**THE DATA**
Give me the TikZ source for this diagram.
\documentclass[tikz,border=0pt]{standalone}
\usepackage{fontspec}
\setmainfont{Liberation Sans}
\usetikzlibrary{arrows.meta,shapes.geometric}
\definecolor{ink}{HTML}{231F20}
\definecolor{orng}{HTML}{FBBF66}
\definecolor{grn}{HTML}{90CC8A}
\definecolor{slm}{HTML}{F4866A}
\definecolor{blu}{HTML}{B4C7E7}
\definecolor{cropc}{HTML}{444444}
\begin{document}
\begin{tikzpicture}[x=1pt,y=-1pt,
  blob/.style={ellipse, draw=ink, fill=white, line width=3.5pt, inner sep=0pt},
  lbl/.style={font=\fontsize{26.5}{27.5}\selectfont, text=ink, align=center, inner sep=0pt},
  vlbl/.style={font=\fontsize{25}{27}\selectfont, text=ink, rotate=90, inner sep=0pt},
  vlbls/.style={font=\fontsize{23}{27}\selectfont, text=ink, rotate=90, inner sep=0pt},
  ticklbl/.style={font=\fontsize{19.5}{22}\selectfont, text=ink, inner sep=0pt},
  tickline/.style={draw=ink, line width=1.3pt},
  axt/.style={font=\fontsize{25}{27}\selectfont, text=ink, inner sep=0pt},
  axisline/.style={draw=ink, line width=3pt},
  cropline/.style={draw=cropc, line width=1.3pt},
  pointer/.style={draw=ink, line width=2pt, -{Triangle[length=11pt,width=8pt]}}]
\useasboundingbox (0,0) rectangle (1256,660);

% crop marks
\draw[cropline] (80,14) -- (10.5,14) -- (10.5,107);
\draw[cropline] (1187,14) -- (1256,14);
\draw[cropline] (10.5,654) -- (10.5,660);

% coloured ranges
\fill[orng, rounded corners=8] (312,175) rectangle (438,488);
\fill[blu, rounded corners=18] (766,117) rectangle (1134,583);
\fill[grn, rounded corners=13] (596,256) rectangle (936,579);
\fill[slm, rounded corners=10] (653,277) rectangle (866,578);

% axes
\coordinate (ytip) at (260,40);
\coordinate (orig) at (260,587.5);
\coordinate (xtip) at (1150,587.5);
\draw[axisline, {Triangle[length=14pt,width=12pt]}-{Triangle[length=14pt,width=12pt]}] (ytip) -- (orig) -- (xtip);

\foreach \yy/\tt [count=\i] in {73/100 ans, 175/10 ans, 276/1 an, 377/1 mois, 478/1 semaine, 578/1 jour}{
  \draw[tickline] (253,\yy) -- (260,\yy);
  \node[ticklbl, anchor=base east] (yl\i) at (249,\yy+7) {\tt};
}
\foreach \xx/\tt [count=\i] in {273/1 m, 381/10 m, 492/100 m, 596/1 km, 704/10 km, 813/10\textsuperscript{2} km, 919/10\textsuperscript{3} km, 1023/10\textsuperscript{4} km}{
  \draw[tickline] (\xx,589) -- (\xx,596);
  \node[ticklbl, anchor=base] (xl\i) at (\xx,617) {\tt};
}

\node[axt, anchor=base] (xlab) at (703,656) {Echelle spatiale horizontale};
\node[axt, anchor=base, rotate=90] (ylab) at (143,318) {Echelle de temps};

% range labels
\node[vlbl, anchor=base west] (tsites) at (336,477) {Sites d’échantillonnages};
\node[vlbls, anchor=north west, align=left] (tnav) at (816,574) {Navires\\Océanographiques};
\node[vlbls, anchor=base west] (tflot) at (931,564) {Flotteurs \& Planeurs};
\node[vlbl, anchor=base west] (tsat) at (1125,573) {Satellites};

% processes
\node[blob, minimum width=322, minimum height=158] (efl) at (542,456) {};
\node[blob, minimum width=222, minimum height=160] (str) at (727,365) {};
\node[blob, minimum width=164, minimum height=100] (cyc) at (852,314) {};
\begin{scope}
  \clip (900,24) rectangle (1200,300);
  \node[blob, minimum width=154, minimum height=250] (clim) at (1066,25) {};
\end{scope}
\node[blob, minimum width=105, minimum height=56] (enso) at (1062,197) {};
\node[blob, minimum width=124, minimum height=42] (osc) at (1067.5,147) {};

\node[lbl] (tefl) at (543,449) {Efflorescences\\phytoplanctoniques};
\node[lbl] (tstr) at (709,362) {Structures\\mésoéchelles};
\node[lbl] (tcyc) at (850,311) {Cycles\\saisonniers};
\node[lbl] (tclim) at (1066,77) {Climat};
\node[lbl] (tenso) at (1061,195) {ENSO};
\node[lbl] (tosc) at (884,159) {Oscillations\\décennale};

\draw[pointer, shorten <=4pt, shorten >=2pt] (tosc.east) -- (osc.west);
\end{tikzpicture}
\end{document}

==

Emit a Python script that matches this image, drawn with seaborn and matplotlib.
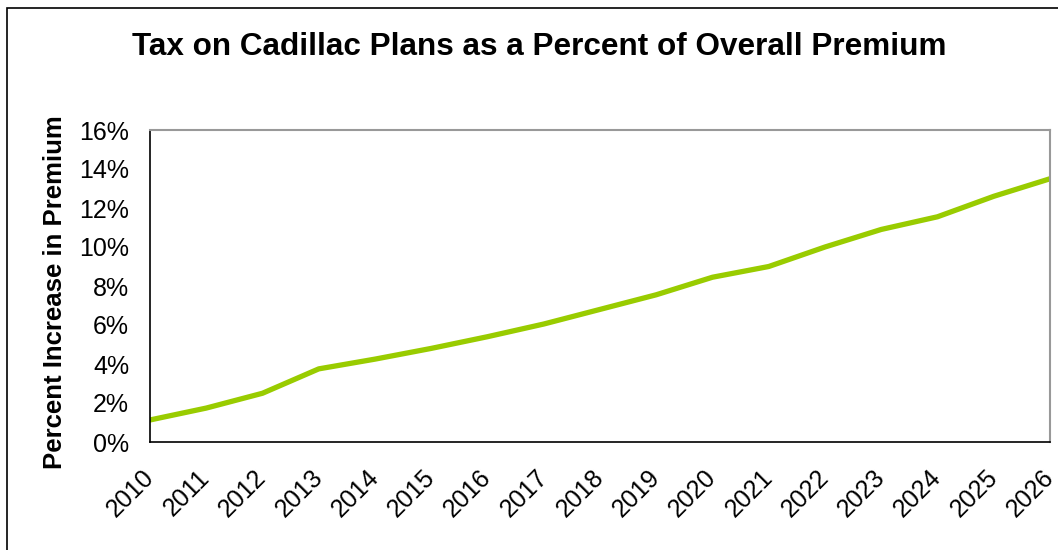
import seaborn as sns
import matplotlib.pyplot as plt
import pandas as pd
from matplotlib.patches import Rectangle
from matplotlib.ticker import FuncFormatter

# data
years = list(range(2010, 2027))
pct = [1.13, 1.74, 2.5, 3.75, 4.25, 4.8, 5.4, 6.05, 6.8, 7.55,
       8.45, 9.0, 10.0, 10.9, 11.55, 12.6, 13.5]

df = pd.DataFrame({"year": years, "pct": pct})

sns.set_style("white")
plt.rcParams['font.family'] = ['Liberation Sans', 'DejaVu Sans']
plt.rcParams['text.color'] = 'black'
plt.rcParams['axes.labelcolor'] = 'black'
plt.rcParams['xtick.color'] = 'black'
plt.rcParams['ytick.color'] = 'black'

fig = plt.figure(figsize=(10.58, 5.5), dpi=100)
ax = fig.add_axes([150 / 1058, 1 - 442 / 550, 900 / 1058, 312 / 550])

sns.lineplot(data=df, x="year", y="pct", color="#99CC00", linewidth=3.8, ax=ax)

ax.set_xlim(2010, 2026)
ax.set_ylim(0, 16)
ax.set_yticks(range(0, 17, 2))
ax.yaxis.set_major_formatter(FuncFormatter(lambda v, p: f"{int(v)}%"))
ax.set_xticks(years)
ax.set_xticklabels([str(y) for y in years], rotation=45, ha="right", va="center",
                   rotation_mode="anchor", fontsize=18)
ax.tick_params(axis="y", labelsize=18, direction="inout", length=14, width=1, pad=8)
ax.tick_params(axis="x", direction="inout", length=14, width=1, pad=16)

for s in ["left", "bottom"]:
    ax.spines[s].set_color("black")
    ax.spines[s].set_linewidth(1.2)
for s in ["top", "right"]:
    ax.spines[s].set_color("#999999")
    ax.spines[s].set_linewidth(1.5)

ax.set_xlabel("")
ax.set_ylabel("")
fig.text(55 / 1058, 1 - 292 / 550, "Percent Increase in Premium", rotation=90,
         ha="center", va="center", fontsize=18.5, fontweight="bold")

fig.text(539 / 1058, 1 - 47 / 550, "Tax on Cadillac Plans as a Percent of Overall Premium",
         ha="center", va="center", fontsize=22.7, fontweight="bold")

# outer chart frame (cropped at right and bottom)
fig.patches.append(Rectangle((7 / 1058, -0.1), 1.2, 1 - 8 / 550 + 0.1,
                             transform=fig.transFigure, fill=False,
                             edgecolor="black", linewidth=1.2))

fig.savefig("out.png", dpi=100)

**WHAT NEEDS TO BE DONE**
Take the material above and output only the lines from the one that contains "Emit a Python" through the one that contains "from matplotlib.ticker import FuncFormatter", ends included and images left out.

**EXPECTED ANSWER**
Emit a Python script that matches this image, drawn with seaborn and matplotlib.
import seaborn as sns
import matplotlib.pyplot as plt
import pandas as pd
from matplotlib.patches import Rectangle
from matplotlib.ticker import FuncFormatter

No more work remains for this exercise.